## AIM OF THE TASK
Give back exactly the lines from the beginning of the listing below to the line holding "import pandas as pd", both ends included; the pictures stay out.

## DATA FOR THIS EXERCISE
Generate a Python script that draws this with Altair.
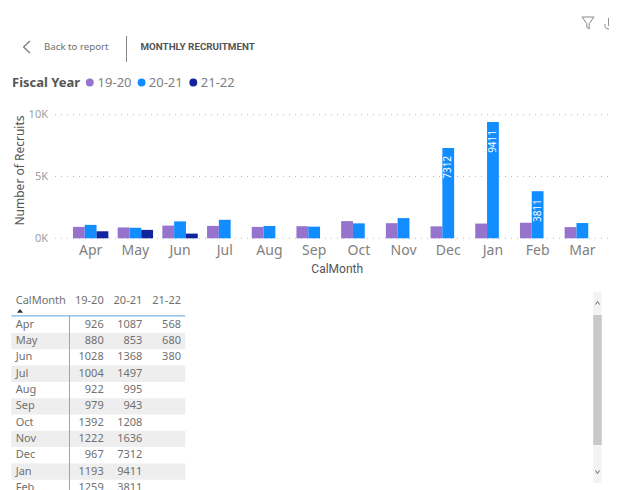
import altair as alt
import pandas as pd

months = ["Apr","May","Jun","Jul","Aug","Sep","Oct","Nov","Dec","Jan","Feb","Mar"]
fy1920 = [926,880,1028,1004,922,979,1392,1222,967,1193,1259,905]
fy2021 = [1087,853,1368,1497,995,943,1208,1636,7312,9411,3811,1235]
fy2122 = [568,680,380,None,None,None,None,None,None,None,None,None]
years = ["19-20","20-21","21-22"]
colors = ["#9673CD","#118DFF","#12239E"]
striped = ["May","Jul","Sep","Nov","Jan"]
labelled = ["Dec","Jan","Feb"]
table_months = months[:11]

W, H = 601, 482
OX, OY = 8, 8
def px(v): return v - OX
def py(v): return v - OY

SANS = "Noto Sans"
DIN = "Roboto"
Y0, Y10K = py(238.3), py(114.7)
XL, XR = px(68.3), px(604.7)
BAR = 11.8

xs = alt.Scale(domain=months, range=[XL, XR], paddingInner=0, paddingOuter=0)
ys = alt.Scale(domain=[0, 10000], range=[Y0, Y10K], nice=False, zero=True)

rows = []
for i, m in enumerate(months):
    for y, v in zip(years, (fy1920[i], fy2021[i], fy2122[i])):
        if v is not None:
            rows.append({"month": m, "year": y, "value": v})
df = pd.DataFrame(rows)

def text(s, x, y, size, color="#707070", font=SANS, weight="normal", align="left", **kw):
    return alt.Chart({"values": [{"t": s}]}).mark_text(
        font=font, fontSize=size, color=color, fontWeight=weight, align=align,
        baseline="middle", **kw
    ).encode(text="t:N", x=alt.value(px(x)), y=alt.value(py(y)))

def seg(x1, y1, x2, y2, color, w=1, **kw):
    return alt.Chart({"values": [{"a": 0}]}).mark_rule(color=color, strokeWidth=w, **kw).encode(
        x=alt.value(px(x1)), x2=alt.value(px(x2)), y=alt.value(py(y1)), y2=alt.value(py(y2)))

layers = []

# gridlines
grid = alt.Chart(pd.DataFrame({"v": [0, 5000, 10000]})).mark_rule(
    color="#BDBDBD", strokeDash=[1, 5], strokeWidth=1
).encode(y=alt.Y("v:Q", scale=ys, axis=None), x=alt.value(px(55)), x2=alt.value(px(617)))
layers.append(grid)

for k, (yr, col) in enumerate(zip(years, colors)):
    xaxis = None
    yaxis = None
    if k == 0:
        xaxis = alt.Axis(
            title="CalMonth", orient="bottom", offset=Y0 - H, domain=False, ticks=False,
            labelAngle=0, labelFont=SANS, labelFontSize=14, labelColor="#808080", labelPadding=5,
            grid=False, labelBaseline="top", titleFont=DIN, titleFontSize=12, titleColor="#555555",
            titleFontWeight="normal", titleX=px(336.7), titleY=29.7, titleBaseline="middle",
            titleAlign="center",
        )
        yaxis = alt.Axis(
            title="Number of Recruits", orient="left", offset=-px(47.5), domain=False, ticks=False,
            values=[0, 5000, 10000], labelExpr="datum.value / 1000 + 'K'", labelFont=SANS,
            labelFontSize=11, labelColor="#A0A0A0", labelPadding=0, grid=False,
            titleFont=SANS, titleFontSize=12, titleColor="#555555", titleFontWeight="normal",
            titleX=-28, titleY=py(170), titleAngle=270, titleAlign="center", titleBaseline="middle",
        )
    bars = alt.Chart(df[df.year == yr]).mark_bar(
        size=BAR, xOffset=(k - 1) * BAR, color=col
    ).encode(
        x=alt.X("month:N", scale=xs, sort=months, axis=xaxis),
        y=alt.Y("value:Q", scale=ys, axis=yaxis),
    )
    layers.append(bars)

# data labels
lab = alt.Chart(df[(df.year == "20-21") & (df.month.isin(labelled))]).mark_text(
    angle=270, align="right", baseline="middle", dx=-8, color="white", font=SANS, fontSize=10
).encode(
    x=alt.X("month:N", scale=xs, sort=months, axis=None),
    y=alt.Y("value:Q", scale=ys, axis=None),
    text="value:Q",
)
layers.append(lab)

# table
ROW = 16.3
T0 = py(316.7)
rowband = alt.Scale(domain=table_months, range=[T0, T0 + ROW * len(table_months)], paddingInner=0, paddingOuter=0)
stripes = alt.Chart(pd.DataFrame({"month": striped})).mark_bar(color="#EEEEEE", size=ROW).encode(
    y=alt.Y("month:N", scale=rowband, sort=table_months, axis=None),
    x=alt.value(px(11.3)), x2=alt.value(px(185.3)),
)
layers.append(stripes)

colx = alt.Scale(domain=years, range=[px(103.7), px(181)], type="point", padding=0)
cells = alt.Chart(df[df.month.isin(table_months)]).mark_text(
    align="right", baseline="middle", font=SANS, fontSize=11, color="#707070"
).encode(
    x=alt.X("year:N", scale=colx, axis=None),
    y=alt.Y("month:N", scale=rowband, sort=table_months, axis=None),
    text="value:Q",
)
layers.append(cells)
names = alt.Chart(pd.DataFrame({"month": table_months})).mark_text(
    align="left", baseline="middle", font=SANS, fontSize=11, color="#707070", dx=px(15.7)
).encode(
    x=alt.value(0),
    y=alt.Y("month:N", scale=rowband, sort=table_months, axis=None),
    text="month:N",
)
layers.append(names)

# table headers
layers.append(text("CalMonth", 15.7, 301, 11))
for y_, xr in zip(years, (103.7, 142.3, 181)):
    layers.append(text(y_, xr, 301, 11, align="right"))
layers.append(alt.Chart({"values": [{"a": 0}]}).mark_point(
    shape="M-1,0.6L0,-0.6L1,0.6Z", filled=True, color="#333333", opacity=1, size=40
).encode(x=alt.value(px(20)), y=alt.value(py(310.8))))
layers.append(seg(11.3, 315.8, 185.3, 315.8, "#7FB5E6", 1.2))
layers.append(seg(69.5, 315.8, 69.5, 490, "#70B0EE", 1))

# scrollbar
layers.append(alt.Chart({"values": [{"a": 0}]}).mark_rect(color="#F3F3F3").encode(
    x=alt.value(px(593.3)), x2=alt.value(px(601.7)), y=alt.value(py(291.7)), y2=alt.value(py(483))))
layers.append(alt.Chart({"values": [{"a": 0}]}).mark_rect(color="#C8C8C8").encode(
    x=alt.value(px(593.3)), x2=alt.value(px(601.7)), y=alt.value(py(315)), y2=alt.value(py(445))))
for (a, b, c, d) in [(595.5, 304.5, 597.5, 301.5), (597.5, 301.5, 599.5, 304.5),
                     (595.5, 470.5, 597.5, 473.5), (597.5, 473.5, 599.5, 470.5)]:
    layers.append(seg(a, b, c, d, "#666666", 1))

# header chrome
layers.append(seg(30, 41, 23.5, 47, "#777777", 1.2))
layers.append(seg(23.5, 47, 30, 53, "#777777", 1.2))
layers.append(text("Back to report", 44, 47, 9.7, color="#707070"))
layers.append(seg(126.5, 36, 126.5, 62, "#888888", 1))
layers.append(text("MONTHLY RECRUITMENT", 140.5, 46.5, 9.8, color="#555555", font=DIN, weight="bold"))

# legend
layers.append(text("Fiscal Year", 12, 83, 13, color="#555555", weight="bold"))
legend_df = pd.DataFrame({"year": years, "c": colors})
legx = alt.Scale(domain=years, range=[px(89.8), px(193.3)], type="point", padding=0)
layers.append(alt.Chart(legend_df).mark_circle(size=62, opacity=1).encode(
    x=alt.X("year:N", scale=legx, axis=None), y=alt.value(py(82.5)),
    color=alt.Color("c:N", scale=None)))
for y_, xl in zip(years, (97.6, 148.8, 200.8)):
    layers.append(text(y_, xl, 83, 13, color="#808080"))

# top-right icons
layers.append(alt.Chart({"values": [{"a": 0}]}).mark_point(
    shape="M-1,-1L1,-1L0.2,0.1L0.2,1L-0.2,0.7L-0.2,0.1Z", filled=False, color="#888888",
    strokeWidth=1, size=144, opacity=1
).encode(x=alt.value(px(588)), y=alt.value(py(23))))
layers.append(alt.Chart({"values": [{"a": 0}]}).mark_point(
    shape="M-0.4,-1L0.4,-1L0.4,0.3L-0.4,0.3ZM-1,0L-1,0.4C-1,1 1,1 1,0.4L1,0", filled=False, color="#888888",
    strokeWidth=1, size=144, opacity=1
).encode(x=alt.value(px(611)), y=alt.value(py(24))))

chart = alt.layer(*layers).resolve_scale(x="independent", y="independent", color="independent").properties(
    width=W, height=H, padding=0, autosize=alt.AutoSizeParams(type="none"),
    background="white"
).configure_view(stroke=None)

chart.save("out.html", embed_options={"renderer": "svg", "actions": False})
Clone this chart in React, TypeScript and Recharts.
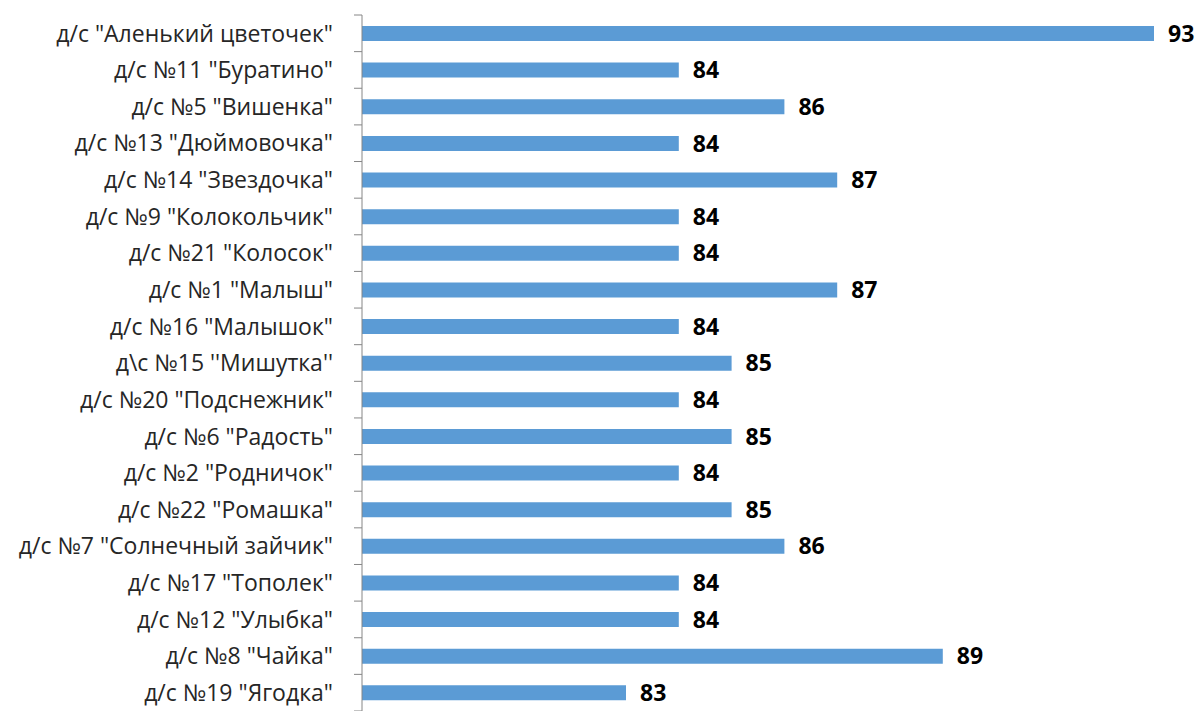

## THE REPLY
Generate a Python script that draws this with Altair.
import altair as alt
import pandas as pd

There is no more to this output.